Due to its extreme position in the Southern Hemisphere, the constellation of Apus cannot be seen by astronomers in Europe.
It was not listed in astronomy texts or maps until Johann Bayer’s Uranometria, written in 1603.
Bayer himself credits the discovery and information recorded about Apus to the efforts of multiple explorers, among them Amerigo Vespucci.
Who Is Credited to Have First Named And Outlined the Constellation of Apus?
There are sources that have attributed the written description of the Apus constellation to Peiter Dircksz Keyser, a navigator who was part of the first Dutch expedition to the East Indies.
He was said to have added 12 constellations to the maps of the Southern Night Skies, Apus among them.
Are There Any Myths Surrounding the Constellation of Apus?
Due to its relatively late addition to the Astronomical Charts, there are no long standing myths or legends involving the Apus constellation.
The closest legend is one referring to the Birds of Paradise, who were called ‘footless’ due to the legend that they had no feet and were forever in flight.
Why Was It Called Apus?
There is no record of why the name Apus was given to this particular constellation.
Though the streamlined shape does look somewhat like a bird in flight if one considers looking at it sideways with the wings edge on as well, it is somewhat abstract in nature.
On the other hand, it is no more abstract than many other constellations, in terms of shape and design.
What Is the Constellation Apus Used For?
The constellation of Apus is too faint to be much use in terms of navigation. It is also too new to have much history attached.

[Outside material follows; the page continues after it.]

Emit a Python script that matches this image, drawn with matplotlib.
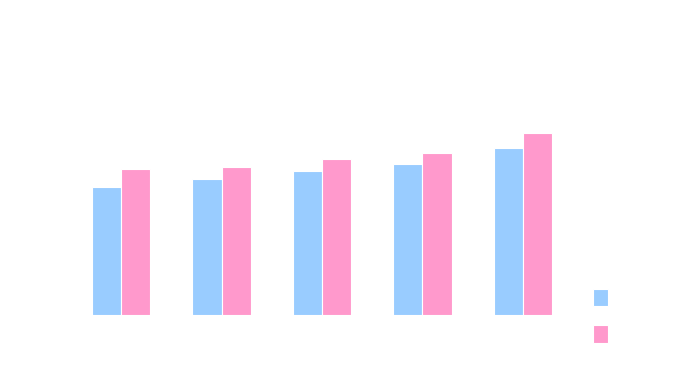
import matplotlib
matplotlib.use("Agg")
import matplotlib.pyplot as plt
import numpy as np

# values (no axis shown, so arbitrary units)
categories = ["A", "B", "C", "D", "E"]
series_1 = [128, 136, 144, 151, 167]
series_2 = [146, 148, 156, 162, 182]

blue = "#99CCFF"
pink = "#FF99CC"

W, H = 690, 380
fig = plt.figure(figsize=(W / 100, H / 100), dpi=100)
fig.patch.set_facecolor("white")

# plot area in pixels: x 71..573, baseline at y=315, top at y=15
ax = fig.add_axes([71 / W, (H - 315) / H, (573 - 71) / W, 300 / H])
x = np.arange(len(categories))
w = 0.29
b1 = ax.bar(x - w / 2, series_1, width=w, color=blue, edgecolor="white", linewidth=0.8)
b2 = ax.bar(x + w / 2, series_2, width=w, color=pink, edgecolor="white", linewidth=0.8)

ax.set_xlim(-0.5, len(categories) - 0.5)
ax.set_ylim(0, 300)
ax.axis("off")

fig.legend([b1, b2], ["", ""], loc="upper left",
           bbox_to_anchor=(593 / W, 1 - 289 / H), frameon=False,
           borderpad=0, borderaxespad=0, handlelength=1.1, handleheight=1.55,
           labelspacing=1.36, handletextpad=0.2, fontsize=10)

fig.savefig("out.png", dpi=100, facecolor="white")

It might serve as a method for making the connection between the Southern Triangle and Octans, but it has very little significance otherwise. It is barely visible to the naked eye.
Primarily, it was included as part of the way to divide the sky into segments and fill in gaps in the night sky, and became part of the official 88 constellations that make up the Night Sky today.
What Objects are Found In Apus?
There are very few items of interest to be found in Apus.
Aside from the stars themselves, which are all faint, there are only 2 globular clusters encompassed in this constellation.
NGC 6101 – a small globular cluster located 6 degrees north of Apus Beta. It is of the 10th magnitude, and calculated to be about 25,000 light years away.
IC 4499 – a small globular cluster about 4 degrees south of Apus Alpha. It is of the 11th magnitude, and calculated to be about 59,000 light years away.
There are no Galaxies or Nebulae near Apus that are easily visible, even with a small telescope.
What Stars Are Found As Part of Apus?
Apus Alpha – Spectral Type K5 III, magnitude of 3.8, and calculated distance of 220 light years.
Apus Beta – Spectral Type K0 III, magnitude of 4.2, and calculated distance of 135 light years.
Apus Gamma – Spectral Type K0 IV, magnitude of 3.9 and a calculated distance of 46 light years.
Apus Delta – A double star with the following positions and stars:
- Spectral Type M4 III, magnitude of 5.3 and a calculated distance of 360 light years away
- Spectral Type K5 III, magnitude of 4.7 and a calculated distance of 425 light years away
All of these stars, though incredibly faint, are visible with a small telescope, which can be purchased in many locations for relatively little cost.
Apus is not a particularly large, significant or well-known constellation, but that does not make it any less a part of the overall map of the sky.
And however new or however it came to be, it is still part of the history of the Southern Night Sky.